▸ **EXERCISE GOAL**: Omit the pictures, then reproduce every remaining record exactly.

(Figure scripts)
________
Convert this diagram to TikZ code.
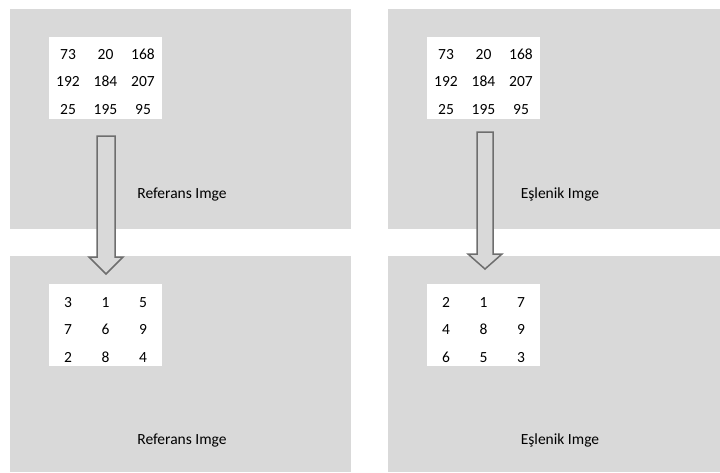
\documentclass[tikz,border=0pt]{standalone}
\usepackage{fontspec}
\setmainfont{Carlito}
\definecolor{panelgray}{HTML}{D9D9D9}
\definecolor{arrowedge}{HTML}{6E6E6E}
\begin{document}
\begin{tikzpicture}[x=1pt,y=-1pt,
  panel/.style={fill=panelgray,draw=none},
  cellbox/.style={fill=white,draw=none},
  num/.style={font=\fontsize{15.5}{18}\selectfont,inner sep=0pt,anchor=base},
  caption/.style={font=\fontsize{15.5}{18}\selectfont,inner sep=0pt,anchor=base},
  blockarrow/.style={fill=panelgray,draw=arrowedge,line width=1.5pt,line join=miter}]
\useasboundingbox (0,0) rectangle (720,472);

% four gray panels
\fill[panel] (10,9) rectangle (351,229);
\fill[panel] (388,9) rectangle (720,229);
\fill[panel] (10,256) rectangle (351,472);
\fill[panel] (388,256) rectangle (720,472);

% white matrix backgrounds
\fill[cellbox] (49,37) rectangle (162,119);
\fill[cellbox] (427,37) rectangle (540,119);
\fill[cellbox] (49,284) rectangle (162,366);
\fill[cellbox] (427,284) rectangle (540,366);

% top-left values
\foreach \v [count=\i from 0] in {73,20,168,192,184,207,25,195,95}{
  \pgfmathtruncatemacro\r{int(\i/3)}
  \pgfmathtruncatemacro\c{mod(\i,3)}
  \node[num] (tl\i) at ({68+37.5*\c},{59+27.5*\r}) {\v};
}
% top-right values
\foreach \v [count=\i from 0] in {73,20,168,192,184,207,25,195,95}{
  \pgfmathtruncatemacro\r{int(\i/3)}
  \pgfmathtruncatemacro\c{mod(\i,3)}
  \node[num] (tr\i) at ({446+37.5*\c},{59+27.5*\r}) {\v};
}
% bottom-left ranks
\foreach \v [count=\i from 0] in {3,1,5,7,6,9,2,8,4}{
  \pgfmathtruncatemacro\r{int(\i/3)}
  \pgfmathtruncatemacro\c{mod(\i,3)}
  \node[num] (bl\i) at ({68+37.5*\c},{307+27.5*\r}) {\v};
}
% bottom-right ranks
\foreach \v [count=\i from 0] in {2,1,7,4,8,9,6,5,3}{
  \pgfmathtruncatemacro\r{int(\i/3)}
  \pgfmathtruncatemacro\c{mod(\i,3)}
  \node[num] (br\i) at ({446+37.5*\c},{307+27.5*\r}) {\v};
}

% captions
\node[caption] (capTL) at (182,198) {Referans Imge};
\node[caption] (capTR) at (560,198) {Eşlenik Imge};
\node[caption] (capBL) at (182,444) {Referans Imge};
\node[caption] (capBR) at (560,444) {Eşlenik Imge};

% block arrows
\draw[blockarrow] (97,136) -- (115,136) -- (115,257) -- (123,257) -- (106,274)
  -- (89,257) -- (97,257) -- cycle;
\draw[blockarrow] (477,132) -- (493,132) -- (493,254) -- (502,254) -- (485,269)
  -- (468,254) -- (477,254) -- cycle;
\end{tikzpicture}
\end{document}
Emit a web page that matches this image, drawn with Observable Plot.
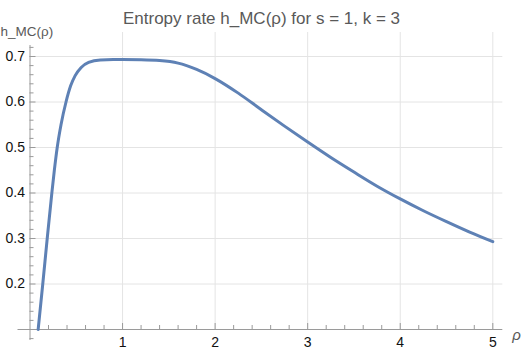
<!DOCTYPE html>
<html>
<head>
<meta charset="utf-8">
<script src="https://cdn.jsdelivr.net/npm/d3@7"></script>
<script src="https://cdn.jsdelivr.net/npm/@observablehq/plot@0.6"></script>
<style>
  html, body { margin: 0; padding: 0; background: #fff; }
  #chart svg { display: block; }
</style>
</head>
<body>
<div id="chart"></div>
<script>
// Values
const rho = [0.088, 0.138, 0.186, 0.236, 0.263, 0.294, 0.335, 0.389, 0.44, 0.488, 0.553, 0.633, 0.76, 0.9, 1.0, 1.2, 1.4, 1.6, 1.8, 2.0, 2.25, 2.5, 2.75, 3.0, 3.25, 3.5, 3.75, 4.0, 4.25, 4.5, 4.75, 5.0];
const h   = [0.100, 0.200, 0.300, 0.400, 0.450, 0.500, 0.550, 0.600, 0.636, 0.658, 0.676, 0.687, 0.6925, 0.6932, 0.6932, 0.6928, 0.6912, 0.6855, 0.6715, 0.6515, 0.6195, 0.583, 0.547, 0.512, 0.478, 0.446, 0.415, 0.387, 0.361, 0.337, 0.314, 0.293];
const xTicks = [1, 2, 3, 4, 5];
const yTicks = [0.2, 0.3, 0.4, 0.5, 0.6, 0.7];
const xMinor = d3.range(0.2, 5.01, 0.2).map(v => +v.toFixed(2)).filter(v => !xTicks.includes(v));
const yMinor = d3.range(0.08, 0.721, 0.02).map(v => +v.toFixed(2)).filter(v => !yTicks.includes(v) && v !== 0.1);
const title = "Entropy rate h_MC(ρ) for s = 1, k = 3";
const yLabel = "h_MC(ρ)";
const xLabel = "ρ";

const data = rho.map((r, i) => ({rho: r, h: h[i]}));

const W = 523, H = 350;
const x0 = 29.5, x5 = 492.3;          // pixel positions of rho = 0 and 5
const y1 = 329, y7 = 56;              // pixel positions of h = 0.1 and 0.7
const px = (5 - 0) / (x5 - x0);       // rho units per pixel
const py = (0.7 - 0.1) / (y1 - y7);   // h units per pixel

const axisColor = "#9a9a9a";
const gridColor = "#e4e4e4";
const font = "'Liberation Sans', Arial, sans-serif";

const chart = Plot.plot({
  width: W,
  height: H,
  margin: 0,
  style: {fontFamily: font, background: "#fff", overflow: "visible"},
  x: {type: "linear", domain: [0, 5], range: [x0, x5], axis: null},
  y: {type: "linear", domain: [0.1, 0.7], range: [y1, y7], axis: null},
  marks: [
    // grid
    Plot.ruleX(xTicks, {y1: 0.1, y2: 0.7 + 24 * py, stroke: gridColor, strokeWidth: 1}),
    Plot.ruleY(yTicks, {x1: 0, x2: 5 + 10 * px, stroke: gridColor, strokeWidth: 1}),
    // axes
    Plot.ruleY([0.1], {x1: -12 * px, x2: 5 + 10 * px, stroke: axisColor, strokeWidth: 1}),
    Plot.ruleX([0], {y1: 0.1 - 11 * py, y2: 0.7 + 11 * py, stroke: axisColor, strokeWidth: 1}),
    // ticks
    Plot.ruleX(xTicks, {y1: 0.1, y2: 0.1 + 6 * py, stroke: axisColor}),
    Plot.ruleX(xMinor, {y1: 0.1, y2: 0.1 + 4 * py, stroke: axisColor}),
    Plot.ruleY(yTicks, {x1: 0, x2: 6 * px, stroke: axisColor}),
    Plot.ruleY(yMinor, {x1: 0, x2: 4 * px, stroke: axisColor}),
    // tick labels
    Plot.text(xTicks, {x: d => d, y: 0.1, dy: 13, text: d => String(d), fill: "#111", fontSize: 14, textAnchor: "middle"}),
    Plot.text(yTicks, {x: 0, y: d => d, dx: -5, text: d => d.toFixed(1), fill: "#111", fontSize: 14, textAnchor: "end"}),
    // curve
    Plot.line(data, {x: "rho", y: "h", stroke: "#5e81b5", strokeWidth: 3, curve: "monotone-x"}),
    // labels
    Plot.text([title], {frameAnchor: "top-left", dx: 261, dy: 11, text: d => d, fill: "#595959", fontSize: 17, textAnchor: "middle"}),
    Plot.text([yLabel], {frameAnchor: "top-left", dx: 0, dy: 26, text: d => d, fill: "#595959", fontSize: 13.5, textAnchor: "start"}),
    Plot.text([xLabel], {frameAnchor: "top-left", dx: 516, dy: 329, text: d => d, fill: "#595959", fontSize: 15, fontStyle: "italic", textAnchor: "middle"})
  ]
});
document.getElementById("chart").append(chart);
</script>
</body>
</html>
________
▸ **EXERCISE RESPONSE**:
Convert this diagram to TikZ code.
\documentclass[tikz,border=0pt]{standalone}
\usepackage{fontspec}
\setmainfont{Carlito}
\definecolor{panelgray}{HTML}{D9D9D9}
\definecolor{arrowedge}{HTML}{6E6E6E}
\begin{document}
\begin{tikzpicture}[x=1pt,y=-1pt,
  panel/.style={fill=panelgray,draw=none},
  cellbox/.style={fill=white,draw=none},
  num/.style={font=\fontsize{15.5}{18}\selectfont,inner sep=0pt,anchor=base},
  caption/.style={font=\fontsize{15.5}{18}\selectfont,inner sep=0pt,anchor=base},
  blockarrow/.style={fill=panelgray,draw=arrowedge,line width=1.5pt,line join=miter}]
\useasboundingbox (0,0) rectangle (720,472);

% four gray panels
\fill[panel] (10,9) rectangle (351,229);
\fill[panel] (388,9) rectangle (720,229);
\fill[panel] (10,256) rectangle (351,472);
\fill[panel] (388,256) rectangle (720,472);

% white matrix backgrounds
\fill[cellbox] (49,37) rectangle (162,119);
\fill[cellbox] (427,37) rectangle (540,119);
\fill[cellbox] (49,284) rectangle (162,366);
\fill[cellbox] (427,284) rectangle (540,366);

% top-left values
\foreach \v [count=\i from 0] in {73,20,168,192,184,207,25,195,95}{
  \pgfmathtruncatemacro\r{int(\i/3)}
  \pgfmathtruncatemacro\c{mod(\i,3)}
  \node[num] (tl\i) at ({68+37.5*\c},{59+27.5*\r}) {\v};
}
% top-right values
\foreach \v [count=\i from 0] in {73,20,168,192,184,207,25,195,95}{
  \pgfmathtruncatemacro\r{int(\i/3)}
  \pgfmathtruncatemacro\c{mod(\i,3)}
  \node[num] (tr\i) at ({446+37.5*\c},{59+27.5*\r}) {\v};
}
% bottom-left ranks
\foreach \v [count=\i from 0] in {3,1,5,7,6,9,2,8,4}{
  \pgfmathtruncatemacro\r{int(\i/3)}
  \pgfmathtruncatemacro\c{mod(\i,3)}
  \node[num] (bl\i) at ({68+37.5*\c},{307+27.5*\r}) {\v};
}
% bottom-right ranks
\foreach \v [count=\i from 0] in {2,1,7,4,8,9,6,5,3}{
  \pgfmathtruncatemacro\r{int(\i/3)}
  \pgfmathtruncatemacro\c{mod(\i,3)}
  \node[num] (br\i) at ({446+37.5*\c},{307+27.5*\r}) {\v};
}

% captions
\node[caption] (capTL) at (182,198) {Referans Imge};
\node[caption] (capTR) at (560,198) {Eşlenik Imge};
\node[caption] (capBL) at (182,444) {Referans Imge};
\node[caption] (capBR) at (560,444) {Eşlenik Imge};

% block arrows
\draw[blockarrow] (97,136) -- (115,136) -- (115,257) -- (123,257) -- (106,274)
  -- (89,257) -- (97,257) -- cycle;
\draw[blockarrow] (477,132) -- (493,132) -- (493,254) -- (502,254) -- (485,269)
  -- (468,254) -- (477,254) -- cycle;
\end{tikzpicture}
\end{document}
Emit a web page that matches this image, drawn with Observable Plot.
<!DOCTYPE html>
<html>
<head>
<meta charset="utf-8">
<script src="https://cdn.jsdelivr.net/npm/d3@7"></script>
<script src="https://cdn.jsdelivr.net/npm/@observablehq/plot@0.6"></script>
<style>
  html, body { margin: 0; padding: 0; background: #fff; }
  #chart svg { display: block; }
</style>
</head>
<body>
<div id="chart"></div>
<script>
// Values
const rho = [0.088, 0.138, 0.186, 0.236, 0.263, 0.294, 0.335, 0.389, 0.44, 0.488, 0.553, 0.633, 0.76, 0.9, 1.0, 1.2, 1.4, 1.6, 1.8, 2.0, 2.25, 2.5, 2.75, 3.0, 3.25, 3.5, 3.75, 4.0, 4.25, 4.5, 4.75, 5.0];
const h   = [0.100, 0.200, 0.300, 0.400, 0.450, 0.500, 0.550, 0.600, 0.636, 0.658, 0.676, 0.687, 0.6925, 0.6932, 0.6932, 0.6928, 0.6912, 0.6855, 0.6715, 0.6515, 0.6195, 0.583, 0.547, 0.512, 0.478, 0.446, 0.415, 0.387, 0.361, 0.337, 0.314, 0.293];
const xTicks = [1, 2, 3, 4, 5];
const yTicks = [0.2, 0.3, 0.4, 0.5, 0.6, 0.7];
const xMinor = d3.range(0.2, 5.01, 0.2).map(v => +v.toFixed(2)).filter(v => !xTicks.includes(v));
const yMinor = d3.range(0.08, 0.721, 0.02).map(v => +v.toFixed(2)).filter(v => !yTicks.includes(v) && v !== 0.1);
const title = "Entropy rate h_MC(ρ) for s = 1, k = 3";
const yLabel = "h_MC(ρ)";
const xLabel = "ρ";

const data = rho.map((r, i) => ({rho: r, h: h[i]}));

const W = 523, H = 350;
const x0 = 29.5, x5 = 492.3;          // pixel positions of rho = 0 and 5
const y1 = 329, y7 = 56;              // pixel positions of h = 0.1 and 0.7
const px = (5 - 0) / (x5 - x0);       // rho units per pixel
const py = (0.7 - 0.1) / (y1 - y7);   // h units per pixel

const axisColor = "#9a9a9a";
const gridColor = "#e4e4e4";
const font = "'Liberation Sans', Arial, sans-serif";

const chart = Plot.plot({
  width: W,
  height: H,
  margin: 0,
  style: {fontFamily: font, background: "#fff", overflow: "visible"},
  x: {type: "linear", domain: [0, 5], range: [x0, x5], axis: null},
  y: {type: "linear", domain: [0.1, 0.7], range: [y1, y7], axis: null},
  marks: [
    // grid
    Plot.ruleX(xTicks, {y1: 0.1, y2: 0.7 + 24 * py, stroke: gridColor, strokeWidth: 1}),
    Plot.ruleY(yTicks, {x1: 0, x2: 5 + 10 * px, stroke: gridColor, strokeWidth: 1}),
    // axes
    Plot.ruleY([0.1], {x1: -12 * px, x2: 5 + 10 * px, stroke: axisColor, strokeWidth: 1}),
    Plot.ruleX([0], {y1: 0.1 - 11 * py, y2: 0.7 + 11 * py, stroke: axisColor, strokeWidth: 1}),
    // ticks
    Plot.ruleX(xTicks, {y1: 0.1, y2: 0.1 + 6 * py, stroke: axisColor}),
    Plot.ruleX(xMinor, {y1: 0.1, y2: 0.1 + 4 * py, stroke: axisColor}),
    Plot.ruleY(yTicks, {x1: 0, x2: 6 * px, stroke: axisColor}),
    Plot.ruleY(yMinor, {x1: 0, x2: 4 * px, stroke: axisColor}),
    // tick labels
    Plot.text(xTicks, {x: d => d, y: 0.1, dy: 13, text: d => String(d), fill: "#111", fontSize: 14, textAnchor: "middle"}),
    Plot.text(yTicks, {x: 0, y: d => d, dx: -5, text: d => d.toFixed(1), fill: "#111", fontSize: 14, textAnchor: "end"}),
    // curve
    Plot.line(data, {x: "rho", y: "h", stroke: "#5e81b5", strokeWidth: 3, curve: "monotone-x"}),
    // labels
    Plot.text([title], {frameAnchor: "top-left", dx: 261, dy: 11, text: d => d, fill: "#595959", fontSize: 17, textAnchor: "middle"}),
    Plot.text([yLabel], {frameAnchor: "top-left", dx: 0, dy: 26, text: d => d, fill: "#595959", fontSize: 13.5, textAnchor: "start"}),
    Plot.text([xLabel], {frameAnchor: "top-left", dx: 516, dy: 329, text: d => d, fill: "#595959", fontSize: 15, fontStyle: "italic", textAnchor: "middle"})
  ]
});
document.getElementById("chart").append(chart);
</script>
</body>
</html>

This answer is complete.